JOANNA PODGÓRSKA: – Jak to jest być katolikiem w Polsce?
O. PAWEŁ KOZACKI: – Jeżeli poważnie chce się żyć swoją wiarą, to świat stawia coraz większy opór. To się przejawia w rozmaitości propozycji, jakie przynosi współczesność; w rozmaitości dróg życiowych, które próbują nadać sens życiu ludzkiemu. Wiara coraz bardziej jest kwestią wyboru, indywidualnej decyzji. Nie ma dowodów, że jest to droga właściwa, bo w przypadku wiary jest to niemożliwe. Inne drogi mogą być bardziej efektywne, efektowne, bardziej dotykalne.
Chodziło mi o coś innego. Katolikom chyba trudno znieść widok księdza palącego książki czy wysłuchiwać słów hierarchów, którzy na konferencji o skandalach pedofilskich mówią o „seksualizacji dzieci”, w polityce „zero tolerancji” dopatrują się tendencji totalitarnych, a słowo „przepraszamy” nie chce im przejść przez gardło. Wielu wiernych oglądało tę konferencję w zgrozie i osłupieniu. Twarz polskiego Kościoła jest dla nich coraz trudniejsza do zaakceptowania.
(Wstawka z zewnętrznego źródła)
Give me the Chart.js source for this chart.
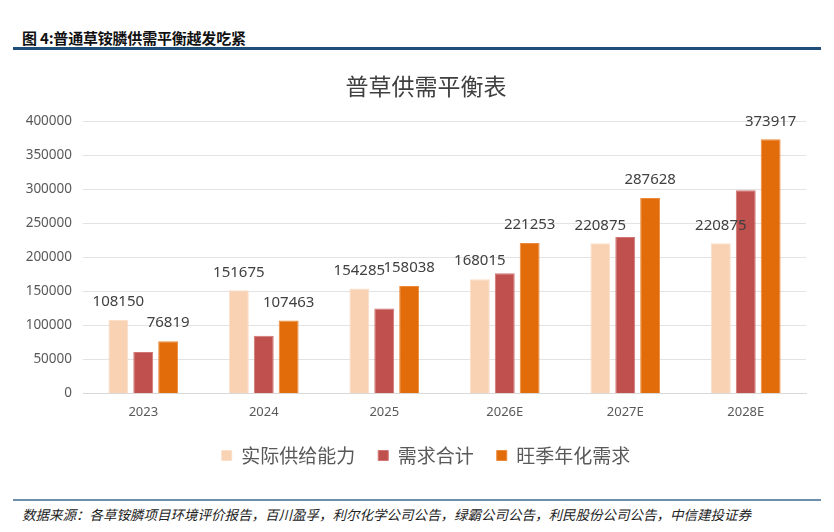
<!DOCTYPE html>
<html>
<head>
<meta charset="utf-8">
<script src="https://cdn.jsdelivr.net/npm/chart.js@4.4.1/dist/chart.umd.min.js"></script>
<style>
  html,body{margin:0;padding:0;background:#fff;width:834px;height:532px;overflow:hidden;}
  #hdr{position:absolute;left:22px;top:27px;font:bold 15px "Noto Sans CJK SC","Noto Sans",sans-serif;color:#111;letter-spacing:-0.2px;}
  #line1{position:absolute;left:13px;top:47px;width:808px;height:3px;background:#1f4e79;}
  #line2{position:absolute;left:13px;top:499px;width:808px;height:2px;background:#6f8fae;}
  #src{position:absolute;left:22px;top:504px;font:italic 13.5px "Noto Sans CJK SC","Noto Sans",sans-serif;color:#222;letter-spacing:0px;}
  #wrap{position:absolute;left:0;top:62px;width:834px;height:430px;}
</style>
</head>
<body>
<div id="hdr">图 4:普通草铵膦供需平衡越发吃紧</div>
<div id="line1"></div>
<div id="wrap"><canvas id="c" width="834" height="430"></canvas></div>
<div id="line2"></div>
<div id="src">数据来源：各草铵膦项目环境评价报告，百川盈孚，利尔化学公司公告，绿霸公司公告，利民股份公司公告，中信建投证券</div>
<script>
const categories = ["2023", "2024", "2025", "2026E", "2027E", "2028E"];
const supply = [108150, 151675, 154285, 168015, 220875, 220875];
const demand = [61000, 85000, 125000, 177000, 230000, 299000];
const peakDemand = [76819, 107463, 158038, 221253, 287628, 373917];
const seriesNames = ["实际供给能力", "需求合计", "旺季年化需求"];
const chartTitle = "普草供需平衡表";

const labelPlugin = {
  id: 'barLabels',
  afterDatasetsDraw(chart) {
    const ctx = chart.ctx;
    ctx.save();
    ctx.font = '15px "Noto Sans", sans-serif';
    ctx.fillStyle = '#404040';
    ctx.textAlign = 'center';
    ctx.textBaseline = 'middle';
    [0, 2].forEach(di => {
      const meta = chart.getDatasetMeta(di);
      meta.data.forEach((el, i) => {
        const v = chart.data.datasets[di].data[i];
        ctx.fillText(String(v), el.x, el.y - 18);
      });
    });
    ctx.restore();
  }
};

// y tick labels drawn from the y scale's own ticks (axis box kept narrow so title/legend centre like the reference)
const yTickPlugin = {
  id: 'yTickLabels',
  afterDraw(chart) {
    const ctx = chart.ctx;
    const y = chart.scales.y;
    ctx.save();
    ctx.font = '13.5px "Noto Sans", sans-serif';
    ctx.fillStyle = '#595959';
    ctx.textAlign = 'right';
    ctx.textBaseline = 'middle';
    y.ticks.forEach(t => {
      ctx.fillText(String(t.value), chart.chartArea.left - 11, y.getPixelForValue(t.value));
    });
    ctx.restore();
  }
};

new Chart(document.getElementById('c'), {
  type: 'bar',
  data: {
    labels: categories,
    datasets: [
      {label: seriesNames[0], data: supply, backgroundColor: '#F9D2B3', borderColor: '#FBE0CB', borderWidth: 1},
      {label: seriesNames[1], data: demand, backgroundColor: '#C0504D', borderColor: '#D27573', borderWidth: 1},
      {label: seriesNames[2], data: peakDemand, backgroundColor: '#E26B0A', borderColor: '#EC8A3B', borderWidth: 1}
    ]
  },
  options: {
    responsive: false,
    animation: false,
    layout: {padding: {left: 46, right: 28, top: 0, bottom: 17}},
    datasets: {bar: {categoryPercentage: 0.62, barPercentage: 0.8}},
    plugins: {
      title: {display: true, text: chartTitle, color: '#404040',
        font: {size: 23, family: '"Noto Sans CJK SC", sans-serif', weight: 'normal'},
        padding: {top: 10, bottom: 22}},
      legend: {position: 'bottom',
        labels: {boxWidth: 10, boxHeight: 10, color: '#595959', padding: 23,
          font: {size: 19, family: '"Noto Sans CJK SC", sans-serif'}}},
      tooltip: {enabled: false}
    },
    scales: {
      x: {
        grid: {display: false},
        border: {color: '#d9d9d9', width: 1},
        ticks: {color: '#595959', font: {size: 13, family: '"Noto Sans", sans-serif'}, padding: 3}
      },
      y: {
        min: 0, max: 400000,
        afterFit(scale) { scale.width = 37; },
        ticks: {display: false, stepSize: 50000},
        grid: {color: '#e3e3e3', drawTicks: false},
        border: {display: false}
      }
    }
  },
  plugins: [labelPlugin, yTickPlugin]
});
</script>
</body>
</html>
Dla części tak, a dla części – niestety nie. To, co jednych przeraża, innych cieszy. Jeśli chodzi o kwestie uwikłane w przestrzeń publiczną, a nie daj Boże jeszcze polityczną, to polaryzacja jest bardzo mocna. Katolicy i Kościół są, tak jak cała Polska, bardzo podzieleni. Jeśli chodzi o palenie książek, to jest grupa, która bardzo poważnie traktuje zagrożenia duchowe związane z „Harrym Potterem”, słonikami z trąbą czy afrykańskimi maskami. Ich widok stosu przed kościołem nie razi, akceptują, co tam się stało. Dla innych będzie to dowód słabości i myślenia magicznego.
Nie czuje ojciec, że atmosfera wśród wiernych się zmienia?
Wyraźnie czuję, że zmieniają się wierni w Kościele, następuje proces sekularyzacji.